-- START Source excerpt --
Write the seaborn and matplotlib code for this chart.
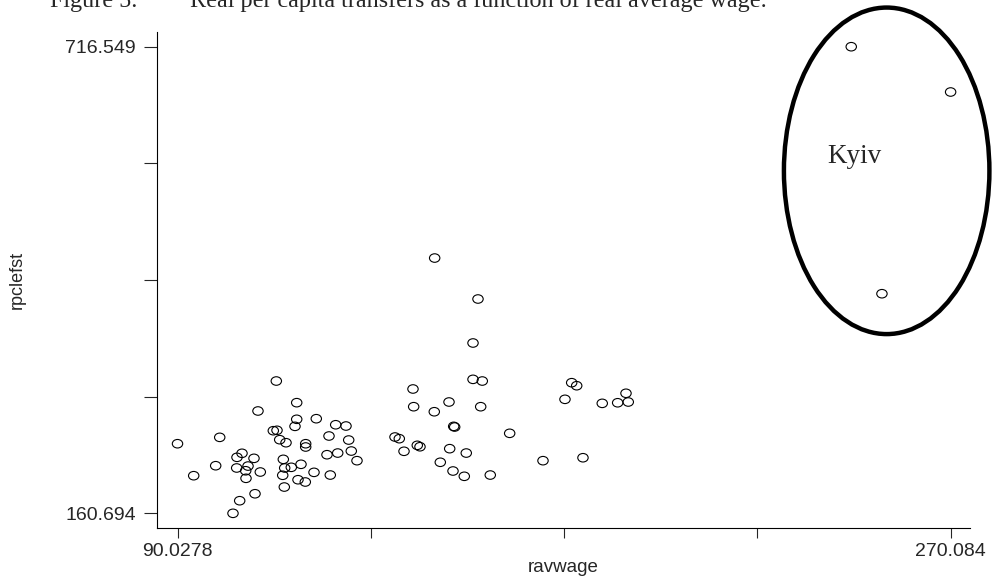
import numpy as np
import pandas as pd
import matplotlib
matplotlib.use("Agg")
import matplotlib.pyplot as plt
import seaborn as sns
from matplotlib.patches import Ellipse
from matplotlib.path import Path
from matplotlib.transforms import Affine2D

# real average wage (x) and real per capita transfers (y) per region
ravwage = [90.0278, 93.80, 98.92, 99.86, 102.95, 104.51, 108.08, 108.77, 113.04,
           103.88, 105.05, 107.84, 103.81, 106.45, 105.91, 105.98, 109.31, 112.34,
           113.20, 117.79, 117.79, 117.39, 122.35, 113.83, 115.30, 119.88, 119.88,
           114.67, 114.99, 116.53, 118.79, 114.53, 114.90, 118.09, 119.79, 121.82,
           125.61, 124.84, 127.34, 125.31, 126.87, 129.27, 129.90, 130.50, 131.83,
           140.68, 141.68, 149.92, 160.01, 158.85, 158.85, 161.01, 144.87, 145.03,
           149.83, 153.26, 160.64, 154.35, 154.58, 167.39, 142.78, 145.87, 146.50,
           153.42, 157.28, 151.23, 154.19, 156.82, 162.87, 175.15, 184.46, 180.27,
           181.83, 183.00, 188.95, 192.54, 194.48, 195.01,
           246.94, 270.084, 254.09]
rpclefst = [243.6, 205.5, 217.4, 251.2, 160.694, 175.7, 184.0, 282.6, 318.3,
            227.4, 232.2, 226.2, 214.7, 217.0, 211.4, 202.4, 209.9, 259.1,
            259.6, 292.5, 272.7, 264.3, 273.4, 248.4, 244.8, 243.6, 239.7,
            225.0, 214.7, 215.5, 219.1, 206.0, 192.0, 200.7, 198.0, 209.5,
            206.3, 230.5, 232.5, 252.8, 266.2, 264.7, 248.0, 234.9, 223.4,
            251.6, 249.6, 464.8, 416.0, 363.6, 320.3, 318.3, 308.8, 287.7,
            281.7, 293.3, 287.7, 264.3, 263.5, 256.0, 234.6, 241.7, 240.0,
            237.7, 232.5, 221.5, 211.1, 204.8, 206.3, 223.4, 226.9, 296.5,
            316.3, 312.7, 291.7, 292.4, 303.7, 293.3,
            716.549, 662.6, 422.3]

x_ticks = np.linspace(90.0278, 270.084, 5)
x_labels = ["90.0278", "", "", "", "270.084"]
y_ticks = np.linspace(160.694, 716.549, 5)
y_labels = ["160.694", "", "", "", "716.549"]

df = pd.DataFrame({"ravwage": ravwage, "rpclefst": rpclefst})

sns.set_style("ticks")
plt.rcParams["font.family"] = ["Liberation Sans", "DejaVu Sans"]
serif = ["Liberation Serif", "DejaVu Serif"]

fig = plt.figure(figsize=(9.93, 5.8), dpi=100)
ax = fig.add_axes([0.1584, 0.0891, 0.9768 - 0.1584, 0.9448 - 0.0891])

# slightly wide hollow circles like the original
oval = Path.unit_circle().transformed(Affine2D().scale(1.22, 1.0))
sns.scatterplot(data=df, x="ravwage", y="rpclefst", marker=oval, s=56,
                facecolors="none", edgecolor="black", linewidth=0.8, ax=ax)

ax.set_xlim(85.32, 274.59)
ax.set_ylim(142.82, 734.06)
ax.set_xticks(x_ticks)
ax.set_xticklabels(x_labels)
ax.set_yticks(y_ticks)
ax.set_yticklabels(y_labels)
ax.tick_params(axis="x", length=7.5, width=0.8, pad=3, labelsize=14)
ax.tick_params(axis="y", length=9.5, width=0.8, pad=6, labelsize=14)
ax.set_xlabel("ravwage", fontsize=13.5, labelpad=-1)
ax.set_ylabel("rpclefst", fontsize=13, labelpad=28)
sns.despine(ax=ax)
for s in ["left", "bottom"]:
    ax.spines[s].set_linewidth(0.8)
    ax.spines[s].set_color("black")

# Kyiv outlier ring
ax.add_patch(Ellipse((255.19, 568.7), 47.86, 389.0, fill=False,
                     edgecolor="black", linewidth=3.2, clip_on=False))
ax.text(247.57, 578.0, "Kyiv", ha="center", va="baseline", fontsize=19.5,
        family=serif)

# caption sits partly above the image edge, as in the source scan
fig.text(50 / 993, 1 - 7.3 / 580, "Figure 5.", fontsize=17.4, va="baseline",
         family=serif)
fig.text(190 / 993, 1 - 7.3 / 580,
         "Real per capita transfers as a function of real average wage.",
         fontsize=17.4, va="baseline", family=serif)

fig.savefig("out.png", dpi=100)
-- END Source excerpt --
Return to the listing above and set it down exactly, leaving out its pictures.

§ Result of this task:
Write the seaborn and matplotlib code for this chart.
import numpy as np
import pandas as pd
import matplotlib
matplotlib.use("Agg")
import matplotlib.pyplot as plt
import seaborn as sns
from matplotlib.patches import Ellipse
from matplotlib.path import Path
from matplotlib.transforms import Affine2D

# real average wage (x) and real per capita transfers (y) per region
ravwage = [90.0278, 93.80, 98.92, 99.86, 102.95, 104.51, 108.08, 108.77, 113.04,
           103.88, 105.05, 107.84, 103.81, 106.45, 105.91, 105.98, 109.31, 112.34,
           113.20, 117.79, 117.79, 117.39, 122.35, 113.83, 115.30, 119.88, 119.88,
           114.67, 114.99, 116.53, 118.79, 114.53, 114.90, 118.09, 119.79, 121.82,
           125.61, 124.84, 127.34, 125.31, 126.87, 129.27, 129.90, 130.50, 131.83,
           140.68, 141.68, 149.92, 160.01, 158.85, 158.85, 161.01, 144.87, 145.03,
           149.83, 153.26, 160.64, 154.35, 154.58, 167.39, 142.78, 145.87, 146.50,
           153.42, 157.28, 151.23, 154.19, 156.82, 162.87, 175.15, 184.46, 180.27,
           181.83, 183.00, 188.95, 192.54, 194.48, 195.01,
           246.94, 270.084, 254.09]
rpclefst = [243.6, 205.5, 217.4, 251.2, 160.694, 175.7, 184.0, 282.6, 318.3,
            227.4, 232.2, 226.2, 214.7, 217.0, 211.4, 202.4, 209.9, 259.1,
            259.6, 292.5, 272.7, 264.3, 273.4, 248.4, 244.8, 243.6, 239.7,
            225.0, 214.7, 215.5, 219.1, 206.0, 192.0, 200.7, 198.0, 209.5,
            206.3, 230.5, 232.5, 252.8, 266.2, 264.7, 248.0, 234.9, 223.4,
            251.6, 249.6, 464.8, 416.0, 363.6, 320.3, 318.3, 308.8, 287.7,
            281.7, 293.3, 287.7, 264.3, 263.5, 256.0, 234.6, 241.7, 240.0,
            237.7, 232.5, 221.5, 211.1, 204.8, 206.3, 223.4, 226.9, 296.5,
            316.3, 312.7, 291.7, 292.4, 303.7, 293.3,
            716.549, 662.6, 422.3]

x_ticks = np.linspace(90.0278, 270.084, 5)
x_labels = ["90.0278", "", "", "", "270.084"]
y_ticks = np.linspace(160.694, 716.549, 5)
y_labels = ["160.694", "", "", "", "716.549"]

df = pd.DataFrame({"ravwage": ravwage, "rpclefst": rpclefst})

sns.set_style("ticks")
plt.rcParams["font.family"] = ["Liberation Sans", "DejaVu Sans"]
serif = ["Liberation Serif", "DejaVu Serif"]

fig = plt.figure(figsize=(9.93, 5.8), dpi=100)
ax = fig.add_axes([0.1584, 0.0891, 0.9768 - 0.1584, 0.9448 - 0.0891])

# slightly wide hollow circles like the original
oval = Path.unit_circle().transformed(Affine2D().scale(1.22, 1.0))
sns.scatterplot(data=df, x="ravwage", y="rpclefst", marker=oval, s=56,
                facecolors="none", edgecolor="black", linewidth=0.8, ax=ax)

ax.set_xlim(85.32, 274.59)
ax.set_ylim(142.82, 734.06)
ax.set_xticks(x_ticks)
ax.set_xticklabels(x_labels)
ax.set_yticks(y_ticks)
ax.set_yticklabels(y_labels)
ax.tick_params(axis="x", length=7.5, width=0.8, pad=3, labelsize=14)
ax.tick_params(axis="y", length=9.5, width=0.8, pad=6, labelsize=14)
ax.set_xlabel("ravwage", fontsize=13.5, labelpad=-1)
ax.set_ylabel("rpclefst", fontsize=13, labelpad=28)
sns.despine(ax=ax)
for s in ["left", "bottom"]:
    ax.spines[s].set_linewidth(0.8)
    ax.spines[s].set_color("black")

# Kyiv outlier ring
ax.add_patch(Ellipse((255.19, 568.7), 47.86, 389.0, fill=False,
                     edgecolor="black", linewidth=3.2, clip_on=False))
ax.text(247.57, 578.0, "Kyiv", ha="center", va="baseline", fontsize=19.5,
        family=serif)

# caption sits partly above the image edge, as in the source scan
fig.text(50 / 993, 1 - 7.3 / 580, "Figure 5.", fontsize=17.4, va="baseline",
         family=serif)
fig.text(190 / 993, 1 - 7.3 / 580,
         "Real per capita transfers as a function of real average wage.",
         fontsize=17.4, va="baseline", family=serif)

fig.savefig("out.png", dpi=100)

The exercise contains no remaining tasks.